Content is more than text. Content includes text, graphics, videos, infographics, audio, basically all of the components of a website that convey information and create an interactive experience.

Getting the right dynamic content to the right target audience requires you to know what information your customers want to see. If you have time and budget, content testing is a great way to make sure you are on the right patch. (In the real world, there are time and budget challenges, so we would recommend doing content testing over time, beginning with the most critical pieces of content before launch, then continue to test and revise content throughout the life of the website.)

To get started with content testing, select a portion that is critical. Secondly, select a member of each target audience. Then, observe and interview each target audience representative in a one-on-one setting with the content as it would be presented on the website. Your goal during this step is to gain a deep understanding as to what content is most important to that target audience and why. Things to keep in mind are:

  • Can the user find and access the content they need?
  • Does the user understand the message being conveyed by the content?
  • Does the content draw the user to some kind of action?

Once you have tested the content, you can begin to make it dynamic based on that target audience’s needs. For example, a construction manager would access his company’s ‘Contact Us’ page and need to see the headquarters contact information at the top of the page. Whereas, an employee at the headquarters would need to easily access the construction managers form the top of the Contact Us page.

While it is easiest to present the right content on your website based on a user profile, that isn’t the only way to present dynamic content. A website can dynamically present content based on a user’s IP Address or even the keywords used to find the website.

SCA-300x174

SCA Promotions dynamically presents content based on the keywords used to find the website.

#3:  The Right Time

Now that we have the right content with the right target audience, we have to work on timing. Why is timing important? Because a person’s sub-persona changes based on timing. And that is where responsive web design can help us need our need. Let’s look at an example:

Stacy, a fictitious online shopper, wants to purchase a new pair of shoes. She spends the evening on her laptop browsing through Shoeworld’s website looking at different pairs of shoes. The next morning, she drives to Shoeworld to try them on. On her way there, she thinks about calling the store to make sure they have the shoes in stock.

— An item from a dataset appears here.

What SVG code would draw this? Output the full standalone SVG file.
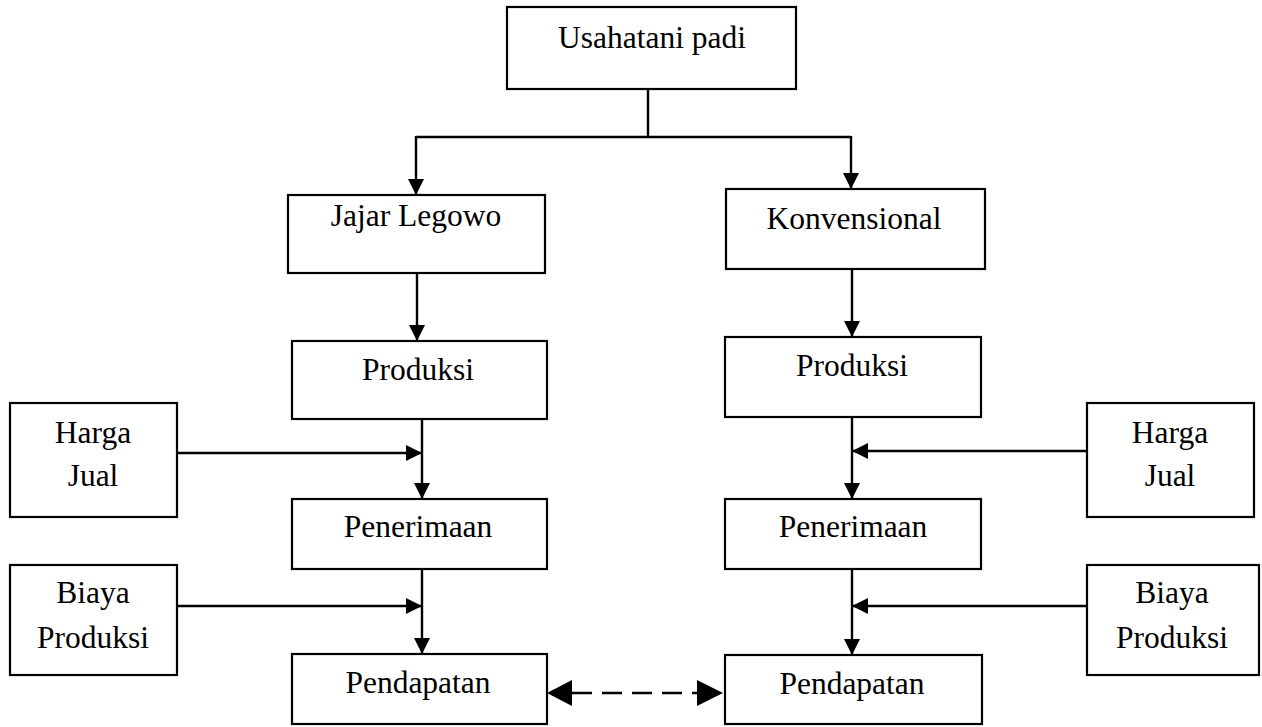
<svg xmlns="http://www.w3.org/2000/svg" width="1262" height="727" viewBox="0 0 1262 727">
<style>
.box{fill:#fff;stroke:#000;stroke-width:2.2}
.t{font-family:"Liberation Serif","Times New Roman",serif;font-size:31.5px;fill:#000;text-anchor:middle}
.ln{stroke:#000;stroke-width:2.4;fill:none}
.arr{marker-end:url(#ah)}
.dash{stroke:#000;stroke-width:2.5;fill:none;stroke-dasharray:20 10}
</style>
<defs>
<marker id="ah" markerUnits="userSpaceOnUse" markerWidth="18" markerHeight="18" viewBox="0 0 18 18" refX="16" refY="9" orient="auto">
<path d="M0,1 L16,9 L0,17 Z" fill="#000"/>
</marker>
</defs>
<g id="connectors">
<path class="ln" d="M648,89 V137"/>
<path class="ln" d="M416,137 H851"/>
<path class="ln arr" d="M416,136 V195"/>
<path class="ln arr" d="M851,136 V189"/>
<path class="ln arr" d="M417,273 V341"/>
<path class="ln arr" d="M422,419 V499"/>
<path class="ln arr" d="M177,453 H422"/>
<path class="ln arr" d="M422,569 V654"/>
<path class="ln arr" d="M177,606 H422"/>
<path class="ln arr" d="M852,269 V337"/>
<path class="ln arr" d="M852,417 V499"/>
<path class="ln arr" d="M1087,451 H852"/>
<path class="ln arr" d="M852,569 V655"/>
<path class="ln arr" d="M1087,606 H852"/>
<path class="dash" d="M572,693 H697"/>
<path fill="#000" d="M547,693 L572,680 L572,706 Z"/>
<path fill="#000" d="M723,693 L697,680 L697,706 Z"/>
</g>
<g id="usahatani"><rect class="box" x="507" y="7" width="289" height="82"/><text class="t" x="652" y="48">Usahatani padi</text></g>
<g id="jajar"><rect class="box" x="288" y="195" width="257" height="78"/><text class="t" x="416" y="226">Jajar Legowo</text></g>
<g id="konvensional"><rect class="box" x="726" y="189" width="259" height="80"/><text class="t" x="854" y="229">Konvensional</text></g>
<g id="produksi-l"><rect class="box" x="292" y="341" width="255" height="78"/><text class="t" x="418" y="380">Produksi</text></g>
<g id="produksi-r"><rect class="box" x="725" y="337" width="256" height="80"/><text class="t" x="852" y="376">Produksi</text></g>
<g id="harga-l"><rect class="box" x="10" y="403" width="167" height="114"/><text class="t" x="93" y="443">Harga</text><text class="t" x="93" y="486">Jual</text></g>
<g id="harga-r"><rect class="box" x="1087" y="403" width="167" height="114"/><text class="t" x="1170" y="443">Harga</text><text class="t" x="1170" y="486">Jual</text></g>
<g id="penerimaan-l"><rect class="box" x="292" y="499" width="255" height="70"/><text class="t" x="418" y="537">Penerimaan</text></g>
<g id="penerimaan-r"><rect class="box" x="725" y="499" width="256" height="70"/><text class="t" x="853" y="537">Penerimaan</text></g>
<g id="biaya-l"><rect class="box" x="10" y="565" width="167" height="110"/><text class="t" x="93" y="603">Biaya</text><text class="t" x="93" y="648">Produksi</text></g>
<g id="biaya-r"><rect class="box" x="1087" y="565" width="172" height="110"/><text class="t" x="1172" y="603">Biaya</text><text class="t" x="1172" y="648">Produksi</text></g>
<g id="pendapatan-l"><rect class="box" x="292" y="654" width="255" height="70"/><text class="t" x="418" y="693">Pendapatan</text></g>
<g id="pendapatan-r"><rect class="box" x="725" y="655" width="257" height="69"/><text class="t" x="852" y="694">Pendapatan</text></g>
</svg>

Using her mobile to access the store’s website, the content Stacy wants now is very different than the content she wanted on her laptop the night before. On her laptop, Stacy wanted big pictures of shoes so that she could see every stitch, seam, buckle, and shoelace. Now on her phone, Stacy wants very quick and easy access to the store’s phone number and the information of the shoe she wants to buy.

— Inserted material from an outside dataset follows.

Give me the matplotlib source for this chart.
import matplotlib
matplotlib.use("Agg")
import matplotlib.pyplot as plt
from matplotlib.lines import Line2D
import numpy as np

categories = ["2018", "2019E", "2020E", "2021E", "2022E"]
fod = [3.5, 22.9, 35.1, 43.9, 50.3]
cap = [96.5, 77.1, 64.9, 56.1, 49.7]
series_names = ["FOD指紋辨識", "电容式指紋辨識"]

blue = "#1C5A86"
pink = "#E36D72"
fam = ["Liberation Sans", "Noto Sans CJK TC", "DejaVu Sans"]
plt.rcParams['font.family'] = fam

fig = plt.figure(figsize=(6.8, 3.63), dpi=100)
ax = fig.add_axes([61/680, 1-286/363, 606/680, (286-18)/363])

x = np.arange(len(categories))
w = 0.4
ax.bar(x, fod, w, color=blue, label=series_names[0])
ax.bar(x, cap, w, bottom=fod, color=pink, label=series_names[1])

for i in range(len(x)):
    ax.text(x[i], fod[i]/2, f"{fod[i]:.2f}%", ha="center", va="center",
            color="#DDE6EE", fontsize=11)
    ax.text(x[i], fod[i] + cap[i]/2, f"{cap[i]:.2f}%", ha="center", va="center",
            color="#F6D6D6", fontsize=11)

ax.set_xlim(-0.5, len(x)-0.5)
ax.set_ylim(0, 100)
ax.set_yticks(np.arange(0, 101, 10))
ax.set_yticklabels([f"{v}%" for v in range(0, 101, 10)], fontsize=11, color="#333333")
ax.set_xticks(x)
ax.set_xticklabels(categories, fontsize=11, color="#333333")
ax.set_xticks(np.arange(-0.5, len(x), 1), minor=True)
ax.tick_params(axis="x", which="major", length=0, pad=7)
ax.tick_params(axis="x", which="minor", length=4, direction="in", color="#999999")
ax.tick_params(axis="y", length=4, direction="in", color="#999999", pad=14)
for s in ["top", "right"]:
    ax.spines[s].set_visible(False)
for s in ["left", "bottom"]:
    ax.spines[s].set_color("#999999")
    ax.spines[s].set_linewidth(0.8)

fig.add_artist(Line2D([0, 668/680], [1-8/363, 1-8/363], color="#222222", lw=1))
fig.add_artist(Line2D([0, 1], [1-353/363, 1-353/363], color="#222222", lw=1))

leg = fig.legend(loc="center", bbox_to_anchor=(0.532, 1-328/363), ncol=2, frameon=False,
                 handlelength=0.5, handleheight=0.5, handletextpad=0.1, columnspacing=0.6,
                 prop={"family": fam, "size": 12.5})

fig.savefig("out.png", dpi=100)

Having the exact same content displayed on a mobile device as it is on a desktop is rarely ideal. Users often access the same websites on a mobile device that they do on a desktop but their needs, information-wise, are usually not the same. Changing content dynamically through responsive web design based on analysis of your target audience allows your company’s website to present the right content to the right audience at the right time.

At the end of the day, the goal of creating an effective dynamic content strategy is to serve meaningful content to your audience, when they want it, as well as how they want it. If it’s done right, it’ll seem seamless and intuitive, which will increase the engagement and return visits from your audience, and drive results for your business.